If casualties and deterrence don’t matter, army size doesn’t matter either

If casualties and deterrence don’t matter, army size doesn’t matter either

[Ed. – That’s what your argument boils down to, if you insist, as Conor Friedersdorf does here, that critics are being misleading about the meaning of the new defense cuts.]

Let’s take a trip back to 1940 to see just how absurd it is to use it as a point of comparison (emphasis added):

The U.S. Army in 1939 ranked 17th in the world in size, consisting of slightly more than 200,000 Regular Army soldiers and slightly less than 200,000 National Guardsmen—all organized in woefully understrength and undertrained formations. The Army possessed only 329 crude light tanks and only a handful of truly modern combat aircraft within a total inventory of just over 1800 planes. It was a force equipped with the leftover weapons, materiel, and doctrine of the last war. It had a grossly overage officer corps, in which advancement was largely a function of seniority. Captains, for example, were usually in their late thirties or early forties. War-related industries were infinitesimal. Congress and the public were united in their staunch opposition to any increased military expenditures or involvements abroad. The mood of the country was distinctly isolationist.

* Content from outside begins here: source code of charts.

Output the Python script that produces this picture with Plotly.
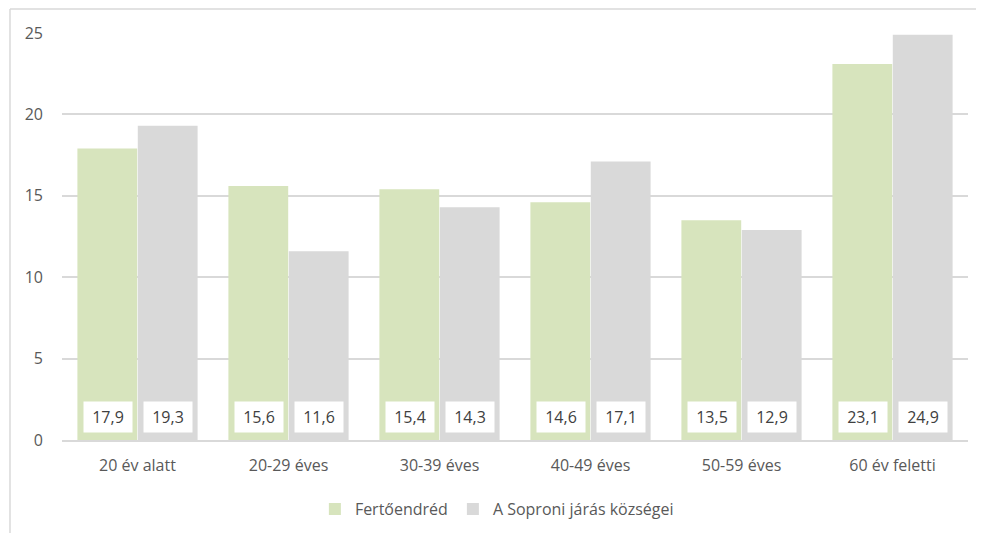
import plotly.graph_objects as go

categories = ["20 év alatt", "20-29 éves", "30-39 éves", "40-49 éves", "50-59 éves", "60 év feletti"]
fertoendred = [17.9, 15.6, 15.4, 14.6, 13.5, 23.1]
sopron_jaras = [19.3, 11.6, 14.3, 17.1, 12.9, 24.9]
series_names = ["Fertőendréd", "A Soproni járás községei"]
y_ticks = [0, 5, 10, 15, 20, 25]

green = "#d7e4bd"
gray = "#d9d9d9"
text_col = "#404040"
font_family = "Open Sans, Liberation Sans, sans-serif"

fig = go.Figure()
fig.add_trace(go.Bar(x=categories, y=fertoendred, name=series_names[0], marker=dict(color=green, line_width=0)))
fig.add_trace(go.Bar(x=categories, y=sopron_jaras, name=series_names[1], marker=dict(color=gray, line_width=0)))

def fmt(v):
    return f"{v:.1f}".replace(".", ",")

for vals, shift in ((fertoendred, -30), (sopron_jaras, 30)):
    for c, v in zip(categories, vals):
        fig.add_annotation(x=c, y=0, yref="y", xshift=shift, yshift=7, yanchor="bottom",
                           text=fmt(v), showarrow=False, bgcolor="white",
                           width=42, height=24, borderpad=3,
                           font=dict(size=16, color=text_col, family=font_family))

# chart outer border (left and top edges visible)
fig.add_shape(type="line", xref="paper", yref="paper", x0=-0.0574, x1=-0.0574, y0=-0.4, y1=1.059,
              line=dict(color="#d9d9d9", width=1.5), layer="below")
fig.add_shape(type="line", xref="paper", yref="paper", x0=-0.0574, x1=1.2, y0=1.059, y1=1.059,
              line=dict(color="#d9d9d9", width=1.5), layer="below")

fig.update_layout(
    width=984, height=533,
    margin=dict(l=54, r=24, t=25, b=101),
    paper_bgcolor="white", plot_bgcolor="white",
    barmode="group", bargap=0.2, bargroupgap=0.01,
    font=dict(family=font_family, color="#595959", size=16),
    showlegend=True,
    legend=dict(orientation="h", x=0.48, xanchor="center", y=-0.17, yanchor="middle",
                font=dict(size=16, color="#595959"), itemwidth=30, traceorder="normal"),
    xaxis=dict(showgrid=False, showline=True, linecolor="#d9d9d9", linewidth=1.5,
               ticks="", ticklabelstandoff=10, tickfont=dict(size=16, color="#595959")),
    yaxis=dict(range=[0, 25], tickvals=y_ticks, showgrid=True, gridcolor="#d9d9d9", gridwidth=1.5,
               zeroline=False, showline=False, ticks="", ticklabelstandoff=18,
               tickfont=dict(size=16, color="#595959")),
)

fig.write_html("out.html")
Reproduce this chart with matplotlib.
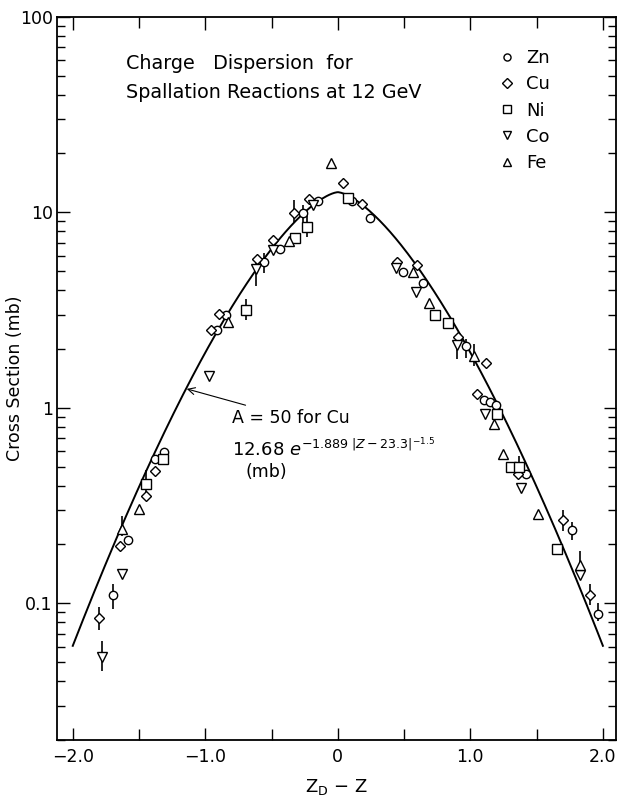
import matplotlib
matplotlib.use('Agg')
import matplotlib.pyplot as plt
import numpy as np

# data ------------------------------------------------------------------------
zn_x = [-1.31, -1.38, -0.91, -0.84, -0.56, -0.44, -0.26, -0.15, 0.105, 0.24, 0.49, 0.64,
        0.97, 1.10, 1.15, 1.19, 1.42, 1.77, 1.96, -1.58, -1.70]
zn_y = [0.595, 0.548, 2.5, 3.0, 5.6, 6.5, 9.9, 11.4, 11.4, 9.4, 4.98, 4.37,
        2.08, 1.10, 1.07, 1.035, 0.46, 0.237, 0.088, 0.21, 0.11]

cu_x = [-1.38, -1.45, -1.64, -1.80, -0.96, -0.90, -0.61, -0.49, -0.33, -0.22, 0.04, 0.18,
        0.45, 0.60, 0.91, 1.12, 1.05, 1.36, 1.70, 1.90]
cu_y = [0.475, 0.354, 0.196, 0.084, 2.5, 3.03, 5.8, 7.18, 9.9, 11.66, 14.1, 11.0,
        5.6, 5.35, 2.29, 1.70, 1.18, 0.46, 0.267, 0.11]

ni_x = [-1.32, -1.45, -0.69, -0.32, -0.23, 0.075, 0.73, 0.83, 1.20, 1.31, 1.37, 1.65]
ni_y = [0.55, 0.41, 3.18, 7.4, 8.4, 11.9, 3.0, 2.73, 0.93, 0.50, 0.50, 0.19]

co_x = [-1.63, -1.78, -0.97, -0.62, -0.49, -0.19, 0.44, 0.59, 0.90, 1.11, 1.38, 1.83]
co_y = [0.141, 0.053, 1.46, 5.1, 6.45, 10.9, 5.17, 3.9, 2.1, 0.93, 0.39, 0.14]

fe_x = [-1.50, -1.63, -0.83, -0.37, -0.05, 0.57, 0.69, 1.03, 1.18, 1.25, 1.51, 1.83]
fe_y = [0.303, 0.24, 2.76, 7.1, 17.8, 4.93, 3.42, 1.85, 0.83, 0.58, 0.286, 0.158]

# error bars (x, low, high)
err_x = [-1.45, -1.63, -1.70, -1.80, -1.78, -0.69, -0.62, -0.56, -0.33, -0.26, -0.23,
         0.90, 0.97, 1.03, 1.37, 1.70, 1.77, 1.83, 1.90, 1.96]
err_lo = [0.36, 0.22, 0.094, 0.073, 0.045, 2.8, 4.2, 4.9, 8.8, 8.3, 7.45,
          1.78, 1.8, 1.64, 0.475, 0.235, 0.21, 0.138, 0.098, 0.081]
err_hi = [0.48, 0.28, 0.125, 0.096, 0.064, 3.6, 5.55, 6.2, 11.5, 10.9, 10.2,
          2.35, 2.26, 2.13, 0.57, 0.30, 0.26, 0.185, 0.125, 0.10]

# fit given on the figure: 12.68 exp(-1.889 |x|^1.5)
fit_amp = 12.68
fit_k = 1.889
fit_pow = 1.5

# plot ------------------------------------------------------------------------
fig = plt.figure(figsize=(6.18, 8.0), dpi=100)
ax = fig.add_axes([0.092, 0.075, 0.905, 0.904])

xc = np.linspace(-2.0, 2.0, 400)
ax.plot(xc, fit_amp * np.exp(-fit_k * np.abs(xc) ** fit_pow), color='k', lw=1.4, zorder=2)

ax.vlines(err_x, err_lo, err_hi, color='k', lw=1.2, zorder=3)

mk = dict(ls='none', mfc='white', mec='k', mew=1.0, zorder=4)
ax.plot(zn_x, zn_y, marker='o', ms=6, label='Zn', **mk)
ax.plot(cu_x, cu_y, marker='D', ms=5.5, label='Cu', **mk)
ax.plot(ni_x, ni_y, marker='s', ms=6.5, label='Ni', **mk)
ax.plot(co_x, co_y, marker='v', ms=6.5, label='Co', **mk)
ax.plot(fe_x, fe_y, marker='^', ms=6.5, label='Fe', **mk)

ax.set_yscale('log')
ax.set_xlim(-2.12, 2.10)
ax.set_ylim(0.02, 100)
ax.set_xticks([-2.0, -1.0, 0, 1.0, 2.0])
ax.set_xticklabels(['\u22122.0', '\u22121.0', '0', '1.0', '2.0'])
ax.set_xticks([-1.5, -0.5, 0.5, 1.5], minor=True)
ax.set_yticks([0.1, 1, 10, 100])
ax.set_yticklabels(['0.1', '1', '10', '100'])
ax.tick_params(which='both', direction='in', top=True, right=True, labelsize=12.5, width=1.0)
ax.tick_params(which='major', length=9, pad=6)
ax.tick_params(axis='y', which='major', pad=3)
ax.tick_params(which='minor', length=6)
ax.tick_params(axis='x', which='minor', length=8)
for s in ax.spines.values():
    s.set_linewidth(1.3)

ax.set_ylabel('Cross Section (mb)', fontsize=12.5)
ax.yaxis.set_label_coords(-0.058, 0.5)
ax.set_xlabel('Z$_\\mathregular{D}$ \u2212 Z', fontsize=13, labelpad=8)

ax.text(-1.6, 58, 'Charge   Dispersion  for', fontsize=13.8, va='center')
ax.text(-1.6, 41, 'Spallation Reactions at 12 GeV', fontsize=13.8, va='center')

ax.legend(loc='upper left', frameon=False, fontsize=13, handlelength=1.0, handletextpad=0.6,
          labelspacing=0.45, borderaxespad=0.0, markerscale=0.85,
          bbox_to_anchor=(0.775, 0.965))

ax.annotate('A = 50 for Cu', xy=(-1.14, 1.25), xytext=(-0.80, 0.89),
            fontsize=12.5, va='center',
            arrowprops=dict(arrowstyle='->', color='k', lw=0.8, shrinkA=2, shrinkB=0))
ax.text(-0.80, 0.62, r'12.68 $e^{-1.889\ |Z-23.3|^{-1.5}}$', fontsize=13, va='center')
ax.text(-0.70, 0.47, '(mb)', fontsize=12.5, va='center')

plt.savefig('out.png', dpi=100)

The dramatic changes in the Army’s experience, professionalism, hardware, and strength relative to other countries isn’t the only reason the comparison is misleading. In 1940, the military broke down as follows:

Army: 269,023

Navy: 160,997

Marine Corps: 28,335

Air Force: 0 (it hadn’t been created yet—that is to say, the army figure includes that era’s pilots and air crews)

TOTAL: 458,355

Now, as history shows, those 458,355 members of the military circa 1940 were sufficient as a base from which to declare war on Japan and Germany in 1941, ramp up personnel, and win that war (alongside allies in Europe, the Soviet Union, and elsewhere). Not that we would’ve chosen that level had we known the future. Still, if it were the case that U.S. military strength was the same as it was then, it isn’t at all clear that we’d have to worry about our national security, especially given the radically superior military hardware available to us today and the dearth of any opponents as formidable as Nazi Germany and Imperial Japan.

Reporting on the Pentagon-budget proposal by comparing the size of the Army to its 1940 levels is misleading in several ways. It elides the relative strength of the Army in different eras; personnel from other branches of the armed forces; the fact that Air Force personnel in particular are now counted separate from the Army; and military hardware that acts as a significant force multiplier.